Our discussion of Quicksort began by considering the practicality of
using a BST for sorting.
The BST requires more space than the other sorting methods and will
be slower than Quicksort or Mergesort due to the relative expense of
inserting values into the tree.
There is also the possibility that the BST might be unbalanced,
leading to a :math:`\Theta(n^2)` worst-case running time.
Subtree balance in the BST is closely related to Quicksort's partition
step.
Quicksort's pivot serves roughly the same purpose as the BST root
value in that the left partition (subtree) stores values less than
the pivot (root) value, while the right partition (subtree) stores
values greater than or equal to the pivot (root).

A good sorting algorithm can be devised based on a tree structure more
suited to the purpose.
In particular, we would like the tree to be balanced, space efficient,
and fast.
The algorithm should take advantage of the fact that sorting is a
special-purpose application in that all of the values to be stored are
available at the start.
This means that we do not necessarily need to insert one value at a
time into the tree structure.

:term:`Heapsort` is based on the
:ref:`heap  <Heaps>` data structure.
Heapsort has all of the advantages just listed.
The complete binary tree is balanced, its array representation is
space efficient, and we can load all values into the tree at once,
taking advantage of the efficient ``buildheap`` function.
The asymptotic performance of Heapsort when all of the records have
unique key values is :math:`\Theta(n \log n)` in the best, average,
and worst cases.
It is not as fast as Quicksort in the average case (by a constant
factor), but Heapsort has special properties that will make it
particularly useful for
:ref:`external sorting  <ExternalSort>` algorithms,
used when sorting data sets too large to fit in main memory.

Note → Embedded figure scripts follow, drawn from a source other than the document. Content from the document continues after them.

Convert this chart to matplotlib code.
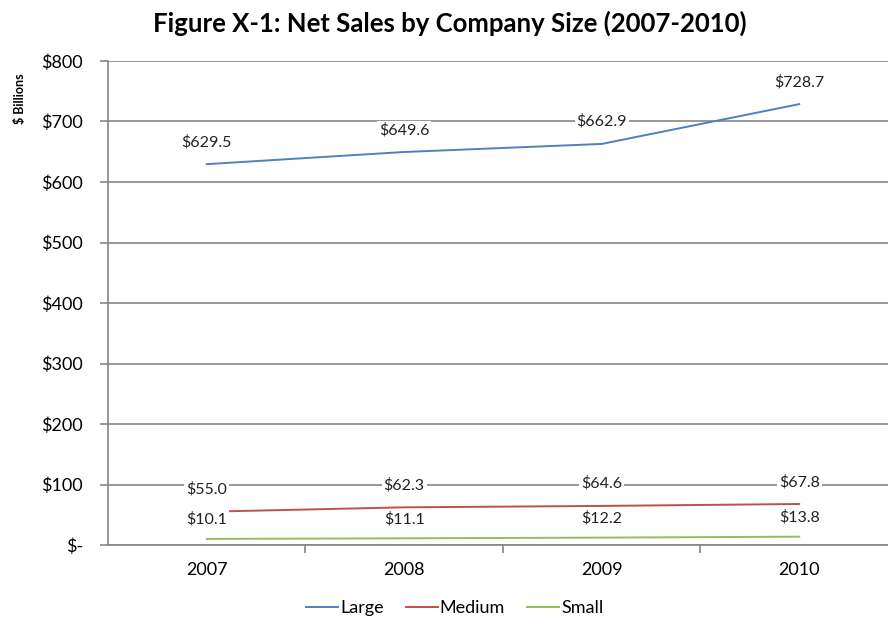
import matplotlib
matplotlib.use("Agg")
import matplotlib.pyplot as plt
from matplotlib.ticker import FixedLocator

plt.rcParams['font.family'] = ['Lato', 'DejaVu Sans']

years = ["2007", "2008", "2009", "2010"]
large = [629.5, 649.6, 662.9, 728.7]
medium = [55.0, 62.3, 64.6, 67.8]
small = [10.1, 11.1, 12.2, 13.8]
yticks = [0, 100, 200, 300, 400, 500, 600, 700, 800]
ytick_labels = ["$-", "$100", "$200", "$300", "$400", "$500", "$600", "$700", "$800"]

colors = {"Large": "#4F81BD", "Medium": "#C0504D", "Small": "#9BBB59"}
grid_col = "#868686"

fig = plt.figure(figsize=(8.88, 6.18), dpi=100)
ax = fig.add_axes([0.1216, 0.1181, 0.8896, 0.7832])

x = list(range(len(years)))
series = [("Large", large, 16), ("Medium", medium, 16), ("Small", small, 14)]
for name, vals, off in series:
    ax.plot(x, vals, color=colors[name], lw=1.4, label=name, zorder=3)
    for xi, v in zip(x, vals):
        ax.annotate(f"${v:.1f}", (xi, v), xytext=(0, off), textcoords="offset points",
                    ha="center", va="center", fontsize=11.5, color="#222222",
                    bbox=dict(boxstyle="square,pad=0.12", fc="white", ec="none"), zorder=4)

ax.set_xlim(-0.5, len(years) - 0.5)
ax.set_ylim(0, 800)
ax.set_yticks(yticks)
ax.set_yticklabels(ytick_labels, fontsize=13)
ax.yaxis.grid(True, color=grid_col, lw=1.2, zorder=1)
ax.set_axisbelow(True)

ax.set_xticks(x)
ax.set_xticklabels(years, fontsize=13)
ax.tick_params(axis="x", which="major", length=0, pad=12)
ax.xaxis.set_minor_locator(FixedLocator([0.5, 1.5, 2.5, 3.5]))
ax.tick_params(axis="x", which="minor", length=6, color=grid_col, width=1.2)
ax.tick_params(axis="y", length=6, color=grid_col, width=1.2, pad=12)

for s in ["top", "right"]:
    ax.spines[s].set_visible(False)
for s in ["left", "bottom"]:
    ax.spines[s].set_color(grid_col)
    ax.spines[s].set_linewidth(1.2)

fig.text(0.507, 0.962, "Figure X-1: Net Sales by Company Size (2007-2010)",
         ha="center", va="center", fontsize=18.5, fontweight="bold")
fig.text(0.022, 0.84, "$ Billions", rotation=90, ha="center", va="center",
         fontsize=9, fontweight="bold")

fig.legend(loc="center", bbox_to_anchor=(0.512, 0.016), ncol=3, frameon=False,
           fontsize=13, handlelength=1.8, handletextpad=0.1, columnspacing=1.2)

fig.savefig("out.png", dpi=100)
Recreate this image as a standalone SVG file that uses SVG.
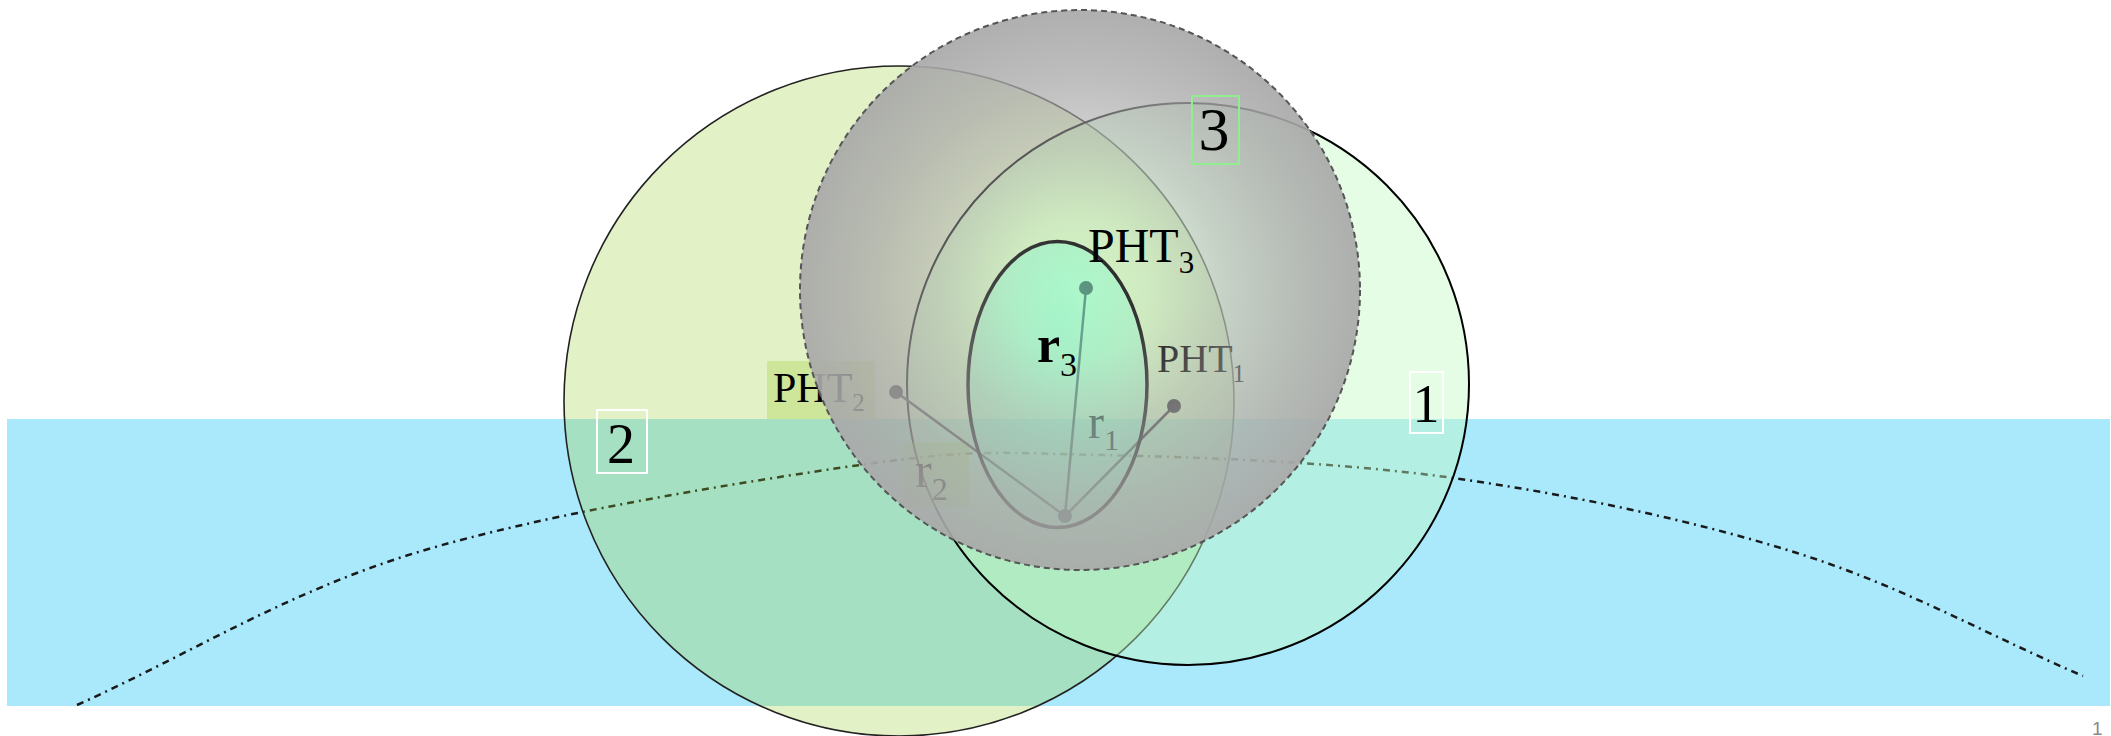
<svg xmlns="http://www.w3.org/2000/svg" width="2111" height="736" viewBox="0 0 2111 736">
<defs>
<radialGradient id="greyGrad" cx="0.5" cy="0.5" r="0.5">
<stop offset="0" stop-color="#a9a9a9" stop-opacity="0.02"/>
<stop offset="0.25" stop-color="#a9a9a9" stop-opacity="0.15"/>
<stop offset="0.5" stop-color="#a9a9a9" stop-opacity="0.5"/>
<stop offset="0.75" stop-color="#a9a9a9" stop-opacity="0.75"/>
<stop offset="1" stop-color="#a9a9a9" stop-opacity="0.93"/>
</radialGradient>
<radialGradient id="ellGrad" cx="0.5" cy="0.3" r="0.7">
<stop offset="0" stop-color="#7fffd4" stop-opacity="0.55"/>
<stop offset="1" stop-color="#7fffd4" stop-opacity="0.25"/>
</radialGradient>
<style>
.serif{font-family:"Liberation Serif","Times New Roman",serif;fill:#000}
.lbl{font-family:"Liberation Serif","Times New Roman",serif;fill:#000;text-anchor:middle}
.labbox{fill:#9acd32;fill-opacity:0.3}
.wbox{fill:none;stroke:#ffffff;stroke-width:2}
.line{stroke:#444;stroke-width:2.5;fill:none}
.dot{fill:#383838}
</style>
</defs>

<g id="ground">
<rect x="7" y="419" width="2103" height="287" fill="#aae8fb"/>
</g>

<g id="horizon">
<path d="M77,705 C189.7,654.3 284.5,593 415,553 C545.5,513 745.8,481.3 860,465 C974.2,448.7 1001.2,452.8 1100,455 C1198.8,457.2 1336.8,461.7 1453,478 C1569.2,494.3 1692,520 1797,553 C1902,586 1987.7,635 2083,676" fill="none" stroke="#1a1a1a" stroke-width="2.5" stroke-dasharray="7 5 2 5"/>
</g>

<g id="node-2">
<circle cx="899" cy="401" r="335" fill="#9acd32" fill-opacity="0.28" stroke="#222" stroke-width="1.6"/>
<rect class="wbox" x="597" y="410" width="50" height="63"/>
<text class="lbl" x="621" y="463" font-size="56">2</text>
</g>

<g id="node-1">
<circle cx="1188" cy="384" r="281" fill="#c1fac1" fill-opacity="0.42" stroke="#000" stroke-width="2"/>
<rect class="wbox" x="1410" y="372" width="33" height="61"/>
<text class="lbl" x="1426" y="422" font-size="54">1</text>
</g>

<g id="label-PHT2">
<rect class="labbox" x="767" y="361" width="108" height="58"/>
<text class="serif" x="773" y="402" font-size="42">PHT<tspan font-size="25" dy="9">2</tspan></text>
</g>

<g id="label-r2">
<rect class="labbox" x="903" y="442" width="66" height="65" fill-opacity="0.15"/>
<text class="serif" x="915" y="487" font-size="50">r<tspan font-size="32" dy="13">2</tspan></text>
</g>

<g id="label-PHT1">
<text class="serif" x="1157" y="372" font-size="40">PHT<tspan font-size="25" dy="10">1</tspan></text>
</g>

<g id="connectors">
<line class="line" x1="896" y1="392" x2="1065" y2="516"/>
<line class="line" x1="1174" y1="406" x2="1065" y2="516"/>
<line class="line" x1="1086" y1="288" x2="1065" y2="516" stroke-width="2"/>
</g>

<g id="node-PHT2-point"><circle class="dot" cx="896" cy="392" r="7"/></g>
<g id="node-PHT1-point"><circle class="dot" cx="1174" cy="406" r="7"/></g>
<g id="node-PHT3-point"><circle class="dot" cx="1086" cy="288" r="7"/></g>
<g id="node-user-point"><circle class="dot" cx="1065" cy="516" r="7"/></g>

<g id="label-r1">
<text class="serif" x="1088" y="438" font-size="48">r<tspan font-size="30" dy="12">1</tspan></text>
</g>

<g id="node-PHT3">
<ellipse cx="1057.5" cy="384.5" rx="89.5" ry="143" fill="url(#ellGrad)" stroke="#222" stroke-width="3.5"/>
</g>

<g id="node-3">
<circle cx="1080" cy="290" r="280" fill="url(#greyGrad)" stroke="#555" stroke-width="2" stroke-dasharray="6 4"/>
</g>

<g id="label-PHT3">
<text class="serif" x="1088" y="262" font-size="48">PHT<tspan font-size="31" dy="11">3</tspan></text>
</g>

<g id="label-r3">
<text class="serif" x="1037" y="362" font-size="52" font-weight="bold">r<tspan font-size="34" font-weight="normal" dy="14">3</tspan></text>
</g>

<g id="label-3">
<rect x="1192" y="96" width="47" height="68" fill="none" stroke="#90ee90" stroke-width="2"/>
<text class="lbl" x="1214" y="150" font-size="62">3</text>
</g>

<text x="2092" y="735" font-family="Liberation Sans, Arial, sans-serif" font-size="19" fill="#8a8a8a">1</text>
</svg>
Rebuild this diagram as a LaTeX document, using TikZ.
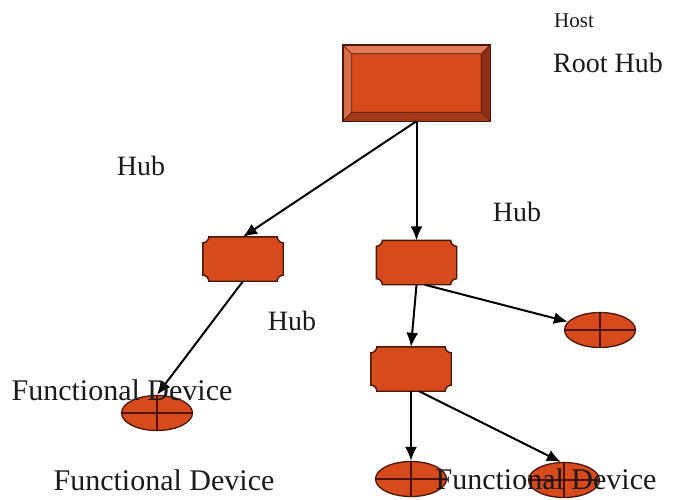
\documentclass[tikz,border=0pt]{standalone}
\usepackage{fontspec}
\setmainfont{Liberation Serif}
\usetikzlibrary{calc,shapes.geometric,arrows.meta}
\definecolor{hubfill}{HTML}{D64A1C}
\definecolor{hubedge}{HTML}{4A180A}
\definecolor{bevtop}{HTML}{E27A55}
\definecolor{bevleft}{HTML}{D86B47}
\definecolor{bevright}{HTML}{8E2E14}
\definecolor{bevbot}{HTML}{A5391A}
\definecolor{crossc}{HTML}{4E1204}
\definecolor{txtc}{HTML}{1A1A1A}
\tikzset{
  hubbox/.style={rectangle, minimum width=80pt, minimum height=44pt, inner sep=0pt},
  hubdraw/.style={fill=hubfill, draw=hubedge, line width=1.4pt},
  devbox/.style={ellipse, draw=hubedge, fill=hubfill, line width=1.3pt, minimum width=71pt, minimum height=35pt, inner sep=0pt},
  crossline/.style={draw=crossc, line width=1.3pt},
  conn/.style={draw=black, line width=2pt, -{Latex[length=14pt,width=12pt]}},
  lbl/.style={text=txtc, inner sep=0pt, font=\fontsize{28}{30}\selectfont},
  lblbig/.style={text=txtc, inner sep=0pt, font=\fontsize{30}{32}\selectfont},
  lblsmall/.style={text=txtc, inner sep=0pt, font=\fontsize{21}{23}\selectfont},
}
\newcommand\hubshape[1]{%
  \path[hubdraw]
    ($(#1.north west)+(6,0)$) -- ($(#1.north east)+(-6,0)$)
    .. controls ($(#1.north east)+(-6,3.3)$) and ($(#1.north east)+(-3.3,6)$) .. ($(#1.north east)+(0,6)$)
    -- ($(#1.south east)+(0,-6)$)
    .. controls ($(#1.south east)+(-3.3,-6)$) and ($(#1.south east)+(-6,-3.3)$) .. ($(#1.south east)+(-6,0)$)
    -- ($(#1.south west)+(6,0)$)
    .. controls ($(#1.south west)+(6,-3.3)$) and ($(#1.south west)+(3.3,-6)$) .. ($(#1.south west)+(0,-6)$)
    -- ($(#1.north west)+(0,6)$)
    .. controls ($(#1.north west)+(3.3,6)$) and ($(#1.north west)+(6,3.3)$) .. cycle;}
\newcommand\devcross[1]{%
  \draw[crossline] (#1.north) -- (#1.south);
  \draw[crossline] (#1.west) -- (#1.east);}
\begin{document}
\begin{tikzpicture}[x=1pt,y=-1pt]
\useasboundingbox[fill=white] (0,0) rectangle (674,499);

% root hub (bevelled box)
\node[rectangle, minimum width=147pt, minimum height=76pt, inner sep=0pt] (root) at (416.5,83) {};
\coordinate (iNW) at ($(root.north west)+(9,9)$);
\coordinate (iNE) at ($(root.north east)+(-9,9)$);
\coordinate (iSE) at ($(root.south east)+(-9,-9)$);
\coordinate (iSW) at ($(root.south west)+(9,-9)$);
\fill[bevtop] (root.north west) -- (root.north east) -- (iNE) -- (iNW) -- cycle;
\fill[bevleft] (root.north west) -- (iNW) -- (iSW) -- (root.south west) -- cycle;
\fill[bevright] (root.north east) -- (root.south east) -- (iSE) -- (iNE) -- cycle;
\fill[bevbot] (root.south west) -- (iSW) -- (iSE) -- (root.south east) -- cycle;
\fill[hubfill] (iNW) rectangle (iSE);
\draw[hubedge, line width=0.7pt] (iNW) rectangle (iSE)
  (root.north west) -- (iNW) (root.north east) -- (iNE)
  (root.south east) -- (iSE) (root.south west) -- (iSW);
\draw[hubedge, line width=1.4pt] (root.north west) rectangle (root.south east);

% hubs
\node[hubbox] (h1) at (243,259) {};
\node[hubbox] (h2) at (416.5,262.5) {};
\node[hubbox] (h3) at (411,369) {};
\hubshape{h1}
\hubshape{h2}
\hubshape{h3}

% functional devices
\node[devbox] (e1) at (157,413) {};
\node[devbox] (e2) at (600,330) {};
\node[devbox] (e3) at (411,479) {};
\node[devbox] (e4) at (564,480) {};
\devcross{e1}
\devcross{e2}
\devcross{e3}
\devcross{e4}

% connectors
\draw[conn] (root.south) -- (h1.north);
\draw[conn] (root.south) -- (h2.north);
\draw[conn] (h1.south) -- (e1.north);
\draw[conn] (h2.south) -- (h3.north);
\draw[conn] (h2.-70) -- (e2);
\draw[conn] (h3.south) -- (e3.north);
\draw[conn] (h3.-70) -- (e4.100);

% labels
\node[lblsmall] (thost) at (574,21) {Host};
\node[lbl] (troot) at (608,63) {Root Hub};
\node[lbl] (thub1) at (141,166) {Hub};
\node[lbl] (thub2) at (517,212) {Hub};
\node[lbl] (thub3) at (292,321) {Hub};
\node[lblbig] (tfd1) at (122,390) {Functional Device};
\node[lblbig] (tfd2) at (164,480) {Functional Device};
\node[lblbig] (tfd3) at (546,479) {Functional Device};
\end{tikzpicture}
\end{document}
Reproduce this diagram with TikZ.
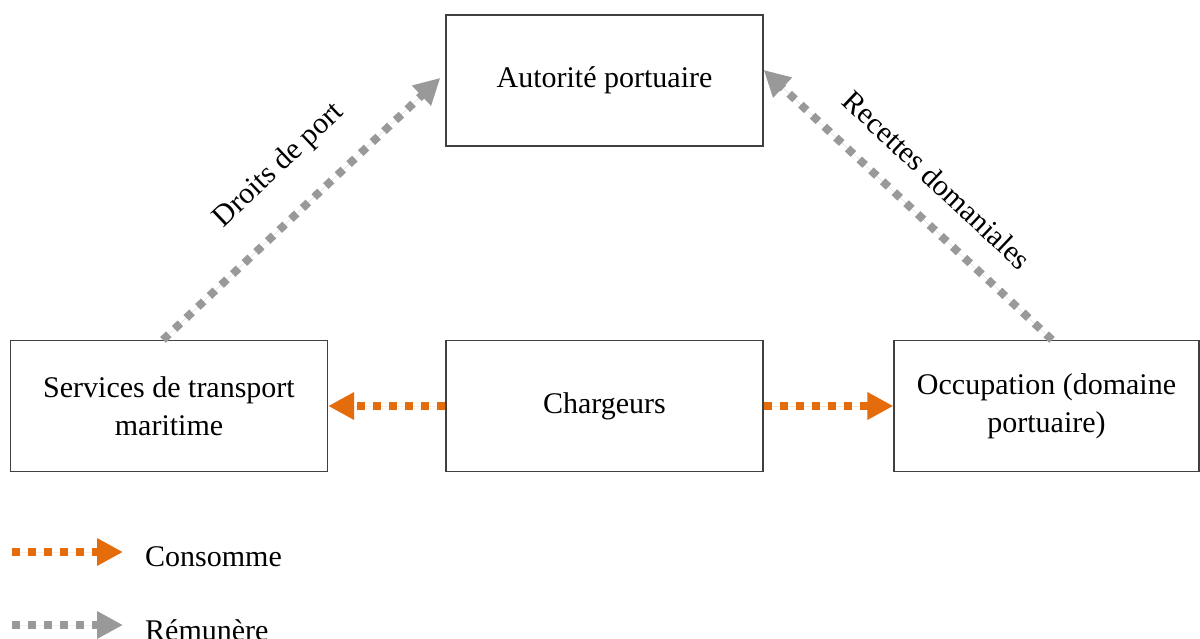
\documentclass[tikz,border=0pt]{standalone}
\usepackage{fontspec}
\setmainfont{Liberation Serif}
\usetikzlibrary{arrows.meta,calc}
\definecolor{cons}{HTML}{E46C0A}
\definecolor{remu}{HTML}{999999}
\definecolor{edge}{HTML}{404040}
\tikzset{
  box/.style={draw=edge, line width=1.3pt, minimum width=317pt, minimum height=131pt, align=center, inner sep=0pt, font=\fontsize{30}{38}\selectfont},
  lbl/.style={inner sep=0pt, font=\fontsize{30}{38}\selectfont},
  flow/.style={line width=8pt, dash pattern=on 8pt off 8pt, -{Triangle[length=26pt,width=26pt]}},
  consarrow/.style={flow, draw=cons, fill=cons},
  remuarrow/.style={flow, draw=remu, fill=remu}
}
\begin{document}
\begin{tikzpicture}[x=1pt,y=-1pt]
\useasboundingbox (0,0) rectangle (1200,639);
\node[box] (aut) at (604.5,80.5) {Autorité portuaire};
\node[box] (serv) at (169,406) {Services de transport\\maritime};
\node[box] (chg) at (604.5,406) {Chargeurs};
\node[box, minimum width=305pt] (occ) at (1046.5,406) {Occupation (domaine\\portuaire)};

\draw[consarrow] (chg.west) -- (serv.east);
\draw[consarrow] (chg.east) -- (occ.west);

\coordinate (s1) at ($(serv.north west)!0.481!(serv.north east)$);
\coordinate (t1) at ($(aut.north west)!0.48!(aut.south west)+(-5,0)$);
\draw[remuarrow] (s1) -- (t1);
\coordinate (s2) at ($(occ.north west)!0.518!(occ.north east)$);
\coordinate (t2) at ($(aut.north east)!0.42!(aut.south east)$);
\draw[remuarrow] (s2) -- (t2);

\node[lbl, rotate=43.5] (ldp) at (279,166) {Droits de port};
\node[lbl, rotate=-43.3] (lrd) at (937,180) {Recettes domaniales};

\coordinate (c0) at (12,552);
\coordinate (c1) at (123,552);
\draw[consarrow] (c0) -- (c1);
\node[lbl, anchor=base west] (lc) at (145,566) {Consomme};
\coordinate (r0) at (12,625);
\coordinate (r1) at (123,625);
\draw[remuarrow] (r0) -- (r1);
\node[lbl, anchor=base west] (lr) at (145,640) {Rémunère};
\end{tikzpicture}
\end{document}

.. inlineav:: heapsortCON ss
   :points: 0.0
   :required: False
   :threshold: 1.0
   :id: 205352
   :long_name: Heapsort Slideshow
   :output: show

A complete implementation is as follows.

.. codeinclude:: Sorting/Heapsort 
   :tag: Heapsort 

Here is a warmup practice exercise for Heapsort.

.. avembed:: Exercises/Sorting/HeapsortStepPRO.html ka
   :module: Heapsort
   :points: 2.0
   :required: True
   :threshold: 5.0
   :id: 205353
   :exer_opts: JXOP-debug=true&amp;JOP-lang=en&amp;JXOP-code=java
   :long_name: Heapsort RemoveMax Proficiency Exercise


Heapsort Proficiency Practice
-----------------------------

Now test yourself to see how well you understand Heapsort.
Can you reproduce its behavior?

.. avembed:: AV/Sorting/heapsortPRO.html pe
   :module: Heapsort
   :points: 2.0
   :required: True
   :threshold: 0.9
   :id: 205354
   :exer_opts: JOP-lang=en&amp;JXOP-feedback=continuous&amp;JXOP-fixmode=fix&amp;JXOP-code=java&amp;JXOP-debug=true
   :long_name: Heapsort Proficiency Exercise


Heapsort Analysis
-----------------

This visualization presents the running time analysis of Heap Sort       

.. inlineav:: HeapSortAnalysisCON ss
   :points: 0.0
   :required: False
   :threshold: 1.0
   :id: 205355
   :long_name: Heapsort Analysis Slideshow
   :output: show

While typically slower than Quicksort by a constant factor
(because unloading the heap using ``removemax`` is somewhat slower
than Quicksort's series of partitions), Heapsort
has one special advantage over the other sorts studied so far.
Building the heap is relatively cheap, requiring
:math:`\Theta(n)` time.
Removing the maximum-valued record from the heap requires
:math:`\Theta(\log n)` time in the worst case.
Thus, if we wish to find the :math:`k` records with the largest
key values in an array, we can do so in time
:math:`\Theta(n + k \log n)`.
If :math:`k` is small, this is a substantial improvement over the time
required to find the :math:`k` largest-valued records using one of the
other sorting methods described earlier (many of which would require
sorting all of the array first).
One situation where we are able to take advantage of this concept is
in the implementation of 
:ref:`Kruskal's algorithm  <MCST>` for
:term:`minimal-cost spanning trees <minimal-cost spanning tree>`.
That algorithm requires that edges be visited in ascending
order (so, use a min-heap), but this process stops as soon as the MST
is complete.
Thus, only a relatively small fraction of the edges need be sorted.

Another special case arises when all of the records being sorted have
the same key value.
This represents the best case for Heapsort.
This is because removing the smallest value requires only constant
time, since the value swapped to the top is never pushed down the
heap.

.. avembed:: Exercises/Sorting/HeapsortSumm.html ka
   :module: Heapsort
   :points: 1.0
   :required: True
   :threshold: 5.0
   :id: 205356
   :exer_opts: JXOP-debug=true&amp;JOP-lang=en&amp;JXOP-code=java
   :long_name: Heapsort Summary Exercise

.. odsascript:: DataStructures/binaryheap.js
.. odsascript:: AV/Sorting/heapsortCON.js
.. odsascript:: AV/Sorting/HeapSortAnalysisCON.js